▸ **Source records**:
○ ○ ○
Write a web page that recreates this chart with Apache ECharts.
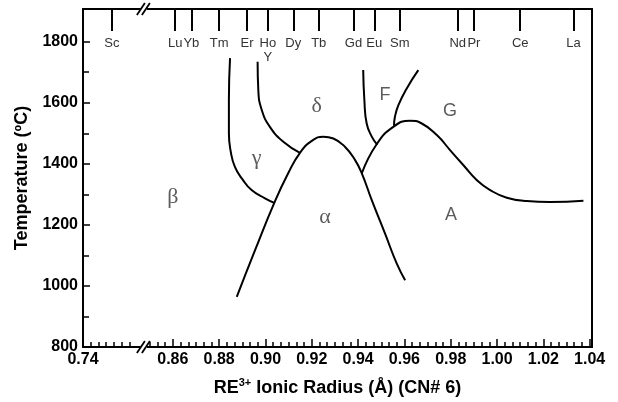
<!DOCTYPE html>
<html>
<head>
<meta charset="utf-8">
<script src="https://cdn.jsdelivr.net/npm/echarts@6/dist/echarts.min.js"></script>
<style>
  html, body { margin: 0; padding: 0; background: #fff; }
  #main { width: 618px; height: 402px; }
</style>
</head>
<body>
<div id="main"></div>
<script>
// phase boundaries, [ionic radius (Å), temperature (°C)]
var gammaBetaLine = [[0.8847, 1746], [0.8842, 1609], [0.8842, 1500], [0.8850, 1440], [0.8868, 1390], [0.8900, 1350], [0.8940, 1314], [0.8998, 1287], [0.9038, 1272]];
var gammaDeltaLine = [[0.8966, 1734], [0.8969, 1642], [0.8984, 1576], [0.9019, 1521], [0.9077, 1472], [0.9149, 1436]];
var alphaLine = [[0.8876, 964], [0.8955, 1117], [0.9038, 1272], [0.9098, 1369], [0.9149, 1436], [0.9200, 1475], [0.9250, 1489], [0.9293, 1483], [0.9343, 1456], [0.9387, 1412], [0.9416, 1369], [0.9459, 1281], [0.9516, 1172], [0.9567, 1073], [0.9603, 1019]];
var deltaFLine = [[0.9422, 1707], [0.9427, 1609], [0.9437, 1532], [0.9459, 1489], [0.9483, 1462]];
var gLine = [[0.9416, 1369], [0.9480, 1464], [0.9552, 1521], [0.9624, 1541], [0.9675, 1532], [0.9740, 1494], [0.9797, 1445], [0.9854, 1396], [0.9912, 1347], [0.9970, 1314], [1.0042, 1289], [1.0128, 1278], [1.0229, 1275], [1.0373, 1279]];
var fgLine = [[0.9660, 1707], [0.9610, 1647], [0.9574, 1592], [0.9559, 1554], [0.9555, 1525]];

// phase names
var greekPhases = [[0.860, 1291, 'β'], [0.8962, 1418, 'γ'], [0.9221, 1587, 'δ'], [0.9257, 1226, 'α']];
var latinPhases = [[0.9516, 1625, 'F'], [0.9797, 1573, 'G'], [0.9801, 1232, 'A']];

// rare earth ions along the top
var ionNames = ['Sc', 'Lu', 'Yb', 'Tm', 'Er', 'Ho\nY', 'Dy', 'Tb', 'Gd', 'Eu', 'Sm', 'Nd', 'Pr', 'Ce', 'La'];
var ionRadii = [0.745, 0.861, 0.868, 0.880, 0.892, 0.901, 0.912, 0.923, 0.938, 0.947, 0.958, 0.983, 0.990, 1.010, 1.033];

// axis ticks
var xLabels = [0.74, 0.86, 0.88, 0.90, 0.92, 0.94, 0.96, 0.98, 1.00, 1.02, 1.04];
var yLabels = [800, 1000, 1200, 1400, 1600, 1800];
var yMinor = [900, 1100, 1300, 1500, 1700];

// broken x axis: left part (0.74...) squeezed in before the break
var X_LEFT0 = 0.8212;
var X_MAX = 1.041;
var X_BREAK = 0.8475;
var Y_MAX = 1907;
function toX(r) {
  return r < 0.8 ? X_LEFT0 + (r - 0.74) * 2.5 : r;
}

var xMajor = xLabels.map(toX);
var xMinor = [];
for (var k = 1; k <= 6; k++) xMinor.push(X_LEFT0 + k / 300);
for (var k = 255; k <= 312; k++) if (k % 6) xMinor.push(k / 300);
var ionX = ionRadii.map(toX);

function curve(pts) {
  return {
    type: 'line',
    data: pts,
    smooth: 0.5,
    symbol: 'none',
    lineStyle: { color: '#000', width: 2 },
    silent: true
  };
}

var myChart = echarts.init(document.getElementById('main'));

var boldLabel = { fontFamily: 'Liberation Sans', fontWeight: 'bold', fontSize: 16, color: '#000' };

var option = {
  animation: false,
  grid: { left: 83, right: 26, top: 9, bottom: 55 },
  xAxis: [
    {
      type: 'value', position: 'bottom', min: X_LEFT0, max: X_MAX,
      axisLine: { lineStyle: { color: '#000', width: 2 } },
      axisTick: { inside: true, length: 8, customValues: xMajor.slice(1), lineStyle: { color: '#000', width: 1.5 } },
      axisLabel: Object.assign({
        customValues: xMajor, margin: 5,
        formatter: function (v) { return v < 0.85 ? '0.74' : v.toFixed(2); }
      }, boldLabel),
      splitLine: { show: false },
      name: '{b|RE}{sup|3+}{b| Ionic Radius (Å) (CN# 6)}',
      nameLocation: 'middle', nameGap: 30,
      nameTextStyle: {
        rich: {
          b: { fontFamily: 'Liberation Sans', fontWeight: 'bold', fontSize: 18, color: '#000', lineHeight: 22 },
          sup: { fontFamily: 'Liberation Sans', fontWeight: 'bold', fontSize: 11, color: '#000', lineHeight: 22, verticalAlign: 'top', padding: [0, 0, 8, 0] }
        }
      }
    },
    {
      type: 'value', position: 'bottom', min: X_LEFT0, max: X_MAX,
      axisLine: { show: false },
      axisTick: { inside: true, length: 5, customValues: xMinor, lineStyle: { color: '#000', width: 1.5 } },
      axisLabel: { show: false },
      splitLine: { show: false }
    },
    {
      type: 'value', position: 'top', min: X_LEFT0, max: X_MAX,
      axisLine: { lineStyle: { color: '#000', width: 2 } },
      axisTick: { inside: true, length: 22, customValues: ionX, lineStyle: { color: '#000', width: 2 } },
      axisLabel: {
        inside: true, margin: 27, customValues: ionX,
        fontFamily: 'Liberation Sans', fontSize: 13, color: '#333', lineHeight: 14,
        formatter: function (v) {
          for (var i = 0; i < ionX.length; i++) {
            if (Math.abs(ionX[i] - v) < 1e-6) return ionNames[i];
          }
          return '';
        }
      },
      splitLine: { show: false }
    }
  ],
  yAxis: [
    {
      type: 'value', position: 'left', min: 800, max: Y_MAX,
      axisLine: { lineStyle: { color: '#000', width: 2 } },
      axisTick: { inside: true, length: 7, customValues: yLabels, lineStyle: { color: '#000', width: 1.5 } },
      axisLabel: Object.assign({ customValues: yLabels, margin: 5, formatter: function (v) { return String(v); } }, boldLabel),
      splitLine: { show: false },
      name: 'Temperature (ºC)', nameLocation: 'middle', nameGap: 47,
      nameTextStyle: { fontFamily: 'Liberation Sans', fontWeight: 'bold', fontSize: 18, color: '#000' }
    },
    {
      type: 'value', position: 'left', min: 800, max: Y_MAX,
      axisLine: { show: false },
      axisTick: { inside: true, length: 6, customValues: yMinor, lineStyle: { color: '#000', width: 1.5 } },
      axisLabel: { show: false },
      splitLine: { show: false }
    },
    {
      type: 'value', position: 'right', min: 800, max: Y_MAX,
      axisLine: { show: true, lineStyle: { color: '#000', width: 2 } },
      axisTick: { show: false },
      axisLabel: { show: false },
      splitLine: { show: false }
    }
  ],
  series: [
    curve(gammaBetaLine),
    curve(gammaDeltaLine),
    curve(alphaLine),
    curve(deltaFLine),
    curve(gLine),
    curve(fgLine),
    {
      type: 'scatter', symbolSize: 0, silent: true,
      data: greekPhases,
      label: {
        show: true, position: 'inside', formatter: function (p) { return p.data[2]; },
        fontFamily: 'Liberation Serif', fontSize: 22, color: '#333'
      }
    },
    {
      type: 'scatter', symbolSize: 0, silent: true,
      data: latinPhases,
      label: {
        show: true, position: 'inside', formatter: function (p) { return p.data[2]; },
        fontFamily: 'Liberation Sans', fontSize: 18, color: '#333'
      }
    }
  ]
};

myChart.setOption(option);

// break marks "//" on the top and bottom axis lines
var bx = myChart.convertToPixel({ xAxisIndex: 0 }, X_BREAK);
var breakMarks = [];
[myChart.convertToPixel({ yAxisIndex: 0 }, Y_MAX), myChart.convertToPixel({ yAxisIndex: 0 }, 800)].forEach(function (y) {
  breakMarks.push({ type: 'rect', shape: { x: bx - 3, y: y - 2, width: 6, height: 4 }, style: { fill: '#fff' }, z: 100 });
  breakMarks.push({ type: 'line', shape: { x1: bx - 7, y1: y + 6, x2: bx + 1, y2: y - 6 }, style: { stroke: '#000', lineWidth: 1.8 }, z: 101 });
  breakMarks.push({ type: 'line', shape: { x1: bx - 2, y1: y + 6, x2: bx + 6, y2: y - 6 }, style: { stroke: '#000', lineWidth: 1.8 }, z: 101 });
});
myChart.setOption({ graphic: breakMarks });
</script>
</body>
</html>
○ ○ ○
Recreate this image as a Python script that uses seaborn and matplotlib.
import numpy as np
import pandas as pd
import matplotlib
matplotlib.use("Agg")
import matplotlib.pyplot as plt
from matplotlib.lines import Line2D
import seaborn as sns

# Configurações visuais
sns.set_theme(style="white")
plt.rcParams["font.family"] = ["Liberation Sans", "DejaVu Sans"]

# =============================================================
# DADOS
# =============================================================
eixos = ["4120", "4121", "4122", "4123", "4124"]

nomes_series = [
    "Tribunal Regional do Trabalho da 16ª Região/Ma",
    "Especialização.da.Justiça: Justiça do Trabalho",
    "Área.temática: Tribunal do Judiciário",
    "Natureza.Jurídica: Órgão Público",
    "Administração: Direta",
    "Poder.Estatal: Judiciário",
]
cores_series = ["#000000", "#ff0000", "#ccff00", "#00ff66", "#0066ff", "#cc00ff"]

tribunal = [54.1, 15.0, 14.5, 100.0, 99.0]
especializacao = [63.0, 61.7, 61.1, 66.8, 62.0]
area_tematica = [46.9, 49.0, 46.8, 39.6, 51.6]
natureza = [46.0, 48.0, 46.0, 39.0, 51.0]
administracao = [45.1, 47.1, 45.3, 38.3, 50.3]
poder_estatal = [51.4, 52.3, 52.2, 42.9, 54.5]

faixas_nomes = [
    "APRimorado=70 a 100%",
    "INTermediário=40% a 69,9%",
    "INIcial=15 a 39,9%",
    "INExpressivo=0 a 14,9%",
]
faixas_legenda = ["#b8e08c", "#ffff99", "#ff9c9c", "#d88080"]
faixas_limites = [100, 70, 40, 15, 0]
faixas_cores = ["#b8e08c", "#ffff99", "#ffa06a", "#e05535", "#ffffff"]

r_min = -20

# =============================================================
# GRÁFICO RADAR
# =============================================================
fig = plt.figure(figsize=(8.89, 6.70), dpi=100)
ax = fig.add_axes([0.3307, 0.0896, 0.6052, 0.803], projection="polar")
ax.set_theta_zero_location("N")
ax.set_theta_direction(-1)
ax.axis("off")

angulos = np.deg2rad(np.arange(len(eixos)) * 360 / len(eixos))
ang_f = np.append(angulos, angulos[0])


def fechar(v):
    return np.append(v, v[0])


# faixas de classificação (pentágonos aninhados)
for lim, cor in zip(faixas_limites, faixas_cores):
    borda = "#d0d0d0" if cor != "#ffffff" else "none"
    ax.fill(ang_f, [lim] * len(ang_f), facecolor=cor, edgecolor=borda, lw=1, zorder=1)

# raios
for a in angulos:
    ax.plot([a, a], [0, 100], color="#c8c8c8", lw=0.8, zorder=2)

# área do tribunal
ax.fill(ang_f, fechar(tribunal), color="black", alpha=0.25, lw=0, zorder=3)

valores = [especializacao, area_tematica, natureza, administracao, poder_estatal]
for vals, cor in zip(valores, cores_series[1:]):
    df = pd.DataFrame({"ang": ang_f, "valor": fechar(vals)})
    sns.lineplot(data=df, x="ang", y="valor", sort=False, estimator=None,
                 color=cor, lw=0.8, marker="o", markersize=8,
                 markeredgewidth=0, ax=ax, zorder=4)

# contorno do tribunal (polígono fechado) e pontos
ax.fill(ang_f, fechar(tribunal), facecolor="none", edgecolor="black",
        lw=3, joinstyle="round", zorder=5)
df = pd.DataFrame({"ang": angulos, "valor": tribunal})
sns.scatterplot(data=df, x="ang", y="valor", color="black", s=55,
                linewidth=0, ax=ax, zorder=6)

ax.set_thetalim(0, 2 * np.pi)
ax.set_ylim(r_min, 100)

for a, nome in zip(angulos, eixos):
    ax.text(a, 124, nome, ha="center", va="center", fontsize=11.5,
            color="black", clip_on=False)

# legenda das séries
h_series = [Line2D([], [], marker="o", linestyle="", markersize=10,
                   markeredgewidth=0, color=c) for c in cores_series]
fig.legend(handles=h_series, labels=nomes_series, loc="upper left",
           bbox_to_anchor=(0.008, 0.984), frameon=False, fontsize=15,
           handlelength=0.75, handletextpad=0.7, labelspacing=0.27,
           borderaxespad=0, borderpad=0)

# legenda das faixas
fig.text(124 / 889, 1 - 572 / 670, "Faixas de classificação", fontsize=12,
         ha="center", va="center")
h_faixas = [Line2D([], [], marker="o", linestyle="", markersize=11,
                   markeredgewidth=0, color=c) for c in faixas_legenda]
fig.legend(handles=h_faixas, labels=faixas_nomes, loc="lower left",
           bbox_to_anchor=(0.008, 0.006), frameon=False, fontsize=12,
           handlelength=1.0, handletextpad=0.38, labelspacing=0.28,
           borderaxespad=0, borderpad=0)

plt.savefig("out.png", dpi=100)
○ ○ ○
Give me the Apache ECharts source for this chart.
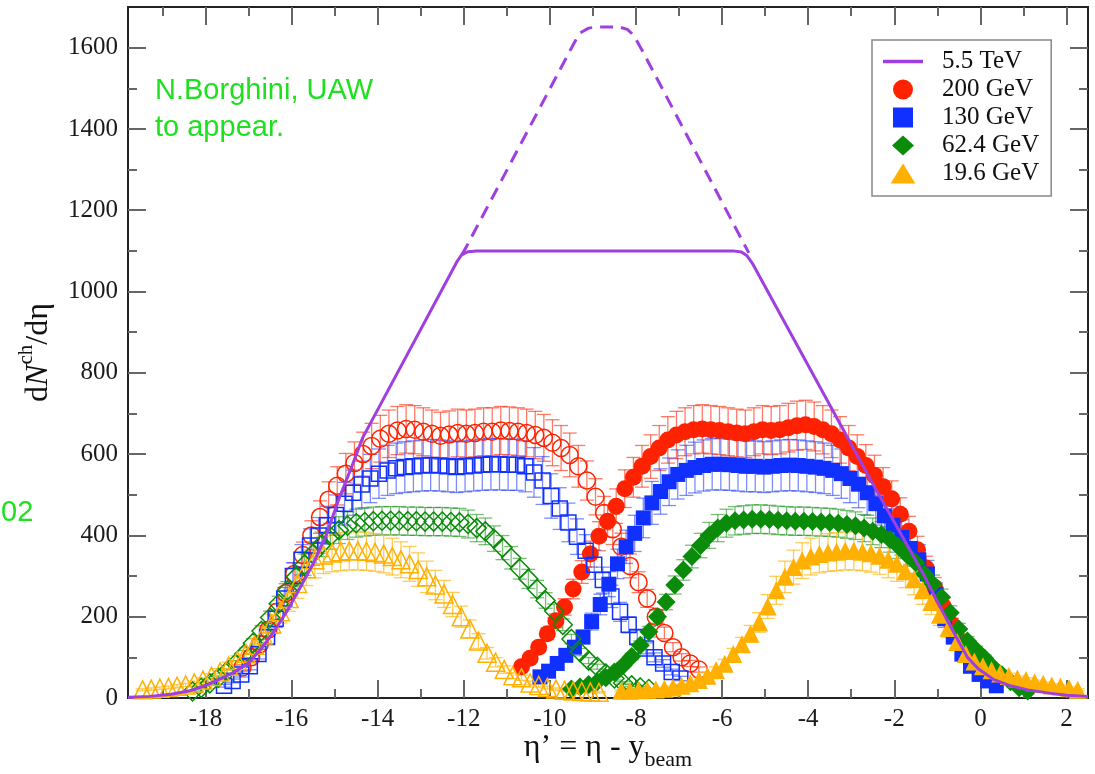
○ ○ ○
▸ **What you should do**: Look through the data and show every line containing "this".

▸ **Response to the task**:
Write a web page that recreates this chart with Apache ECharts.
Recreate this image as a Python script that uses seaborn and matplotlib.
Give me the Apache ECharts source for this chart.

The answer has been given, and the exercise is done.